- [Work required]: Pictures stay out of the copy; set down each line of the listing below exactly.

- [Available data]:
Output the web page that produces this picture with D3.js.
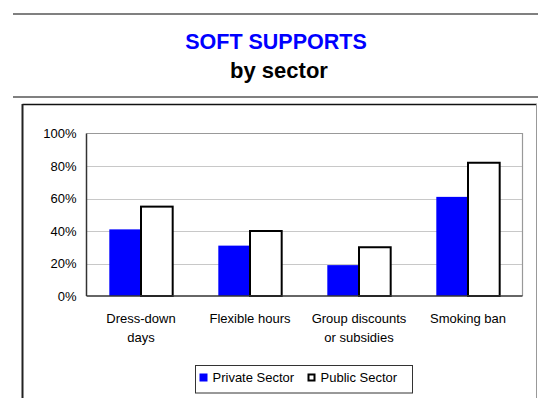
<!DOCTYPE html>
<html>
<head>
<meta charset="utf-8">
<script src="https://cdn.jsdelivr.net/npm/d3@7/dist/d3.min.js"></script>
<style>
  html, body { margin: 0; padding: 0; background: #fff; }
  svg { display: block; font-family: Arial, "Liberation Sans", sans-serif; }
</style>
</head>
<body>
<svg id="chart" width="538" height="398"></svg>
<script>
// Share of employers offering each soft support, by sector
const categories = [["Dress-down", "days"], ["Flexible hours"], ["Group discounts", "or subsidies"], ["Smoking ban"]];
const seriesNames = ["Private Sector", "Public Sector"];
const privateSector = [41, 31, 19, 61];
const publicSector = [55, 40, 30, 82];
const yTicks = [0, 20, 40, 60, 80, 100];

const svg = d3.select("#chart");

// Header rules and titles
svg.append("line").attr("x1", 13).attr("x2", 538).attr("y1", 14).attr("y2", 14)
  .attr("stroke", "#808080").attr("stroke-width", 2);
svg.append("line").attr("x1", 13).attr("x2", 538).attr("y1", 97).attr("y2", 97)
  .attr("stroke", "#808080").attr("stroke-width", 2);
svg.append("text").attr("x", 276).attr("y", 49).attr("text-anchor", "middle")
  .attr("font-size", 21.5).attr("font-weight", "bold").attr("fill", "#0000FF")
  .text("SOFT SUPPORTS");
svg.append("text").attr("x", 279).attr("y", 78).attr("text-anchor", "middle")
  .attr("font-size", 22).attr("font-weight", "bold").attr("fill", "#000")
  .text("by sector");

// Chart frame
svg.append("line").attr("x1", 22.5).attr("x2", 537).attr("y1", 104.5).attr("y2", 104.5)
  .attr("stroke", "#111").attr("stroke-width", 1.5);
svg.append("line").attr("x1", 22.5).attr("x2", 22.5).attr("y1", 104).attr("y2", 398)
  .attr("stroke", "#222").attr("stroke-width", 2);
svg.append("line").attr("x1", 536.5).attr("x2", 536.5).attr("y1", 104).attr("y2", 398)
  .attr("stroke", "#999").attr("stroke-width", 1);

// Plot area
const plot = { left: 86.5, right: 522.5, top: 133.5, bottom: 296 };

const x = d3.scaleBand().domain(d3.range(categories.length))
  .range([plot.left, plot.right]).padding(0);
const xs = d3.scaleBand().domain(seriesNames)
  .range([0, x.bandwidth()]).paddingInner(0).paddingOuter(0.72);
const y = d3.scaleLinear().domain([0, 100]).range([plot.bottom, plot.top]);

// Gridlines
svg.append("g").selectAll("line").data(yTicks.slice(1, -1)).join("line")
  .attr("x1", plot.left).attr("x2", plot.right)
  .attr("y1", d => Math.round(y(d)) + 0.5).attr("y2", d => Math.round(y(d)) + 0.5)
  .attr("stroke", "#c8c8c8").attr("stroke-width", 1);

// Plot border (top and right)
svg.append("path")
  .attr("d", `M${plot.left},${plot.top}H${plot.right}V${plot.bottom}`)
  .attr("fill", "none").attr("stroke", "#999").attr("stroke-width", 1.2);

// Y axis labels
const yAxis = d3.axisLeft(y).tickValues(yTicks).tickFormat(d => d + "%").tickSize(0).tickPadding(10);
const gy = svg.append("g").attr("transform", `translate(${plot.left},0)`).call(yAxis);
gy.select(".domain").remove();
gy.selectAll("text").attr("font-size", 13).attr("fill", "#000")
  .attr("font-family", "Arial, 'Liberation Sans', sans-serif");

// Bars
const rows = categories.map((c, i) => ({ i, vals: [privateSector[i], publicSector[i]] }));
const groups = svg.append("g").selectAll("g").data(rows).join("g")
  .attr("transform", d => `translate(${x(d.i)},0)`);
groups.append("rect")
  .attr("x", xs(seriesNames[0])).attr("width", xs.bandwidth())
  .attr("y", d => y(d.vals[0])).attr("height", d => y(0) - y(d.vals[0]))
  .attr("fill", "#0000FF");
groups.append("rect")
  .attr("x", xs(seriesNames[1])).attr("width", xs.bandwidth())
  .attr("y", d => y(d.vals[1])).attr("height", d => y(0) - y(d.vals[1]))
  .attr("fill", "#fff").attr("stroke", "#000").attr("stroke-width", 2);

// Axis lines
svg.append("line").attr("x1", plot.left).attr("x2", plot.right)
  .attr("y1", plot.bottom).attr("y2", plot.bottom)
  .attr("stroke", "#333").attr("stroke-width", 1.5);
svg.append("line").attr("x1", plot.left).attr("x2", plot.left)
  .attr("y1", plot.top).attr("y2", plot.bottom)
  .attr("stroke", "#333").attr("stroke-width", 1.5);

// Category labels
const labels = svg.append("g").selectAll("text").data(categories).join("text")
  .attr("text-anchor", "middle").attr("font-size", 13).attr("fill", "#000")
  .attr("transform", (d, i) => `translate(${x(i) + x.bandwidth() / 2},322.5)`);
labels.selectAll("tspan").data(d => d).join("tspan")
  .attr("x", 0).attr("dy", (d, j) => j === 0 ? 0 : 19).text(d => d);

// Legend
const legend = svg.append("g");
legend.append("rect").attr("x", 195.5).attr("y", 365.5).attr("width", 217).attr("height", 27.5)
  .attr("fill", "#fff").attr("stroke", "#333").attr("stroke-width", 1);
const legendItems = [
  { name: seriesNames[0], x: 199.5, fill: "#0000FF", stroke: "none" },
  { name: seriesNames[1], x: 307.5, fill: "#fff", stroke: "#000" }
];
const li = legend.selectAll("g.item").data(legendItems).join("g").attr("class", "item")
  .attr("transform", d => `translate(${d.x},373.5)`);
li.append("rect").attr("width", d => d.stroke === "none" ? 8 : 6).attr("height", d => d.stroke === "none" ? 8 : 6)
  .attr("x", d => d.stroke === "none" ? 0 : 1).attr("y", d => d.stroke === "none" ? 0 : 1)
  .attr("fill", d => d.fill).attr("stroke", d => d.stroke).attr("stroke-width", 2);
li.append("text").attr("x", 13).attr("y", 8.5).attr("font-size", 13).attr("fill", "#000")
  .text(d => d.name);
</script>
</body>
</html>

- [Exercise response]:
Output the web page that produces this picture with D3.js.
<!DOCTYPE html>
<html>
<head>
<meta charset="utf-8">
<script src="https://cdn.jsdelivr.net/npm/d3@7/dist/d3.min.js"></script>
<style>
  html, body { margin: 0; padding: 0; background: #fff; }
  svg { display: block; font-family: Arial, "Liberation Sans", sans-serif; }
</style>
</head>
<body>
<svg id="chart" width="538" height="398"></svg>
<script>
// Share of employers offering each soft support, by sector
const categories = [["Dress-down", "days"], ["Flexible hours"], ["Group discounts", "or subsidies"], ["Smoking ban"]];
const seriesNames = ["Private Sector", "Public Sector"];
const privateSector = [41, 31, 19, 61];
const publicSector = [55, 40, 30, 82];
const yTicks = [0, 20, 40, 60, 80, 100];

const svg = d3.select("#chart");

// Header rules and titles
svg.append("line").attr("x1", 13).attr("x2", 538).attr("y1", 14).attr("y2", 14)
  .attr("stroke", "#808080").attr("stroke-width", 2);
svg.append("line").attr("x1", 13).attr("x2", 538).attr("y1", 97).attr("y2", 97)
  .attr("stroke", "#808080").attr("stroke-width", 2);
svg.append("text").attr("x", 276).attr("y", 49).attr("text-anchor", "middle")
  .attr("font-size", 21.5).attr("font-weight", "bold").attr("fill", "#0000FF")
  .text("SOFT SUPPORTS");
svg.append("text").attr("x", 279).attr("y", 78).attr("text-anchor", "middle")
  .attr("font-size", 22).attr("font-weight", "bold").attr("fill", "#000")
  .text("by sector");

// Chart frame
svg.append("line").attr("x1", 22.5).attr("x2", 537).attr("y1", 104.5).attr("y2", 104.5)
  .attr("stroke", "#111").attr("stroke-width", 1.5);
svg.append("line").attr("x1", 22.5).attr("x2", 22.5).attr("y1", 104).attr("y2", 398)
  .attr("stroke", "#222").attr("stroke-width", 2);
svg.append("line").attr("x1", 536.5).attr("x2", 536.5).attr("y1", 104).attr("y2", 398)
  .attr("stroke", "#999").attr("stroke-width", 1);

// Plot area
const plot = { left: 86.5, right: 522.5, top: 133.5, bottom: 296 };

const x = d3.scaleBand().domain(d3.range(categories.length))
  .range([plot.left, plot.right]).padding(0);
const xs = d3.scaleBand().domain(seriesNames)
  .range([0, x.bandwidth()]).paddingInner(0).paddingOuter(0.72);
const y = d3.scaleLinear().domain([0, 100]).range([plot.bottom, plot.top]);

// Gridlines
svg.append("g").selectAll("line").data(yTicks.slice(1, -1)).join("line")
  .attr("x1", plot.left).attr("x2", plot.right)
  .attr("y1", d => Math.round(y(d)) + 0.5).attr("y2", d => Math.round(y(d)) + 0.5)
  .attr("stroke", "#c8c8c8").attr("stroke-width", 1);

// Plot border (top and right)
svg.append("path")
  .attr("d", `M${plot.left},${plot.top}H${plot.right}V${plot.bottom}`)
  .attr("fill", "none").attr("stroke", "#999").attr("stroke-width", 1.2);

// Y axis labels
const yAxis = d3.axisLeft(y).tickValues(yTicks).tickFormat(d => d + "%").tickSize(0).tickPadding(10);
const gy = svg.append("g").attr("transform", `translate(${plot.left},0)`).call(yAxis);
gy.select(".domain").remove();
gy.selectAll("text").attr("font-size", 13).attr("fill", "#000")
  .attr("font-family", "Arial, 'Liberation Sans', sans-serif");

// Bars
const rows = categories.map((c, i) => ({ i, vals: [privateSector[i], publicSector[i]] }));
const groups = svg.append("g").selectAll("g").data(rows).join("g")
  .attr("transform", d => `translate(${x(d.i)},0)`);
groups.append("rect")
  .attr("x", xs(seriesNames[0])).attr("width", xs.bandwidth())
  .attr("y", d => y(d.vals[0])).attr("height", d => y(0) - y(d.vals[0]))
  .attr("fill", "#0000FF");
groups.append("rect")
  .attr("x", xs(seriesNames[1])).attr("width", xs.bandwidth())
  .attr("y", d => y(d.vals[1])).attr("height", d => y(0) - y(d.vals[1]))
  .attr("fill", "#fff").attr("stroke", "#000").attr("stroke-width", 2);

// Axis lines
svg.append("line").attr("x1", plot.left).attr("x2", plot.right)
  .attr("y1", plot.bottom).attr("y2", plot.bottom)
  .attr("stroke", "#333").attr("stroke-width", 1.5);
svg.append("line").attr("x1", plot.left).attr("x2", plot.left)
  .attr("y1", plot.top).attr("y2", plot.bottom)
  .attr("stroke", "#333").attr("stroke-width", 1.5);

// Category labels
const labels = svg.append("g").selectAll("text").data(categories).join("text")
  .attr("text-anchor", "middle").attr("font-size", 13).attr("fill", "#000")
  .attr("transform", (d, i) => `translate(${x(i) + x.bandwidth() / 2},322.5)`);
labels.selectAll("tspan").data(d => d).join("tspan")
  .attr("x", 0).attr("dy", (d, j) => j === 0 ? 0 : 19).text(d => d);

// Legend
const legend = svg.append("g");
legend.append("rect").attr("x", 195.5).attr("y", 365.5).attr("width", 217).attr("height", 27.5)
  .attr("fill", "#fff").attr("stroke", "#333").attr("stroke-width", 1);
const legendItems = [
  { name: seriesNames[0], x: 199.5, fill: "#0000FF", stroke: "none" },
  { name: seriesNames[1], x: 307.5, fill: "#fff", stroke: "#000" }
];
const li = legend.selectAll("g.item").data(legendItems).join("g").attr("class", "item")
  .attr("transform", d => `translate(${d.x},373.5)`);
li.append("rect").attr("width", d => d.stroke === "none" ? 8 : 6).attr("height", d => d.stroke === "none" ? 8 : 6)
  .attr("x", d => d.stroke === "none" ? 0 : 1).attr("y", d => d.stroke === "none" ? 0 : 1)
  .attr("fill", d => d.fill).attr("stroke", d => d.stroke).attr("stroke-width", 2);
li.append("text").attr("x", 13).attr("y", 8.5).attr("font-size", 13).attr("fill", "#000")
  .text(d => d.name);
</script>
</body>
</html>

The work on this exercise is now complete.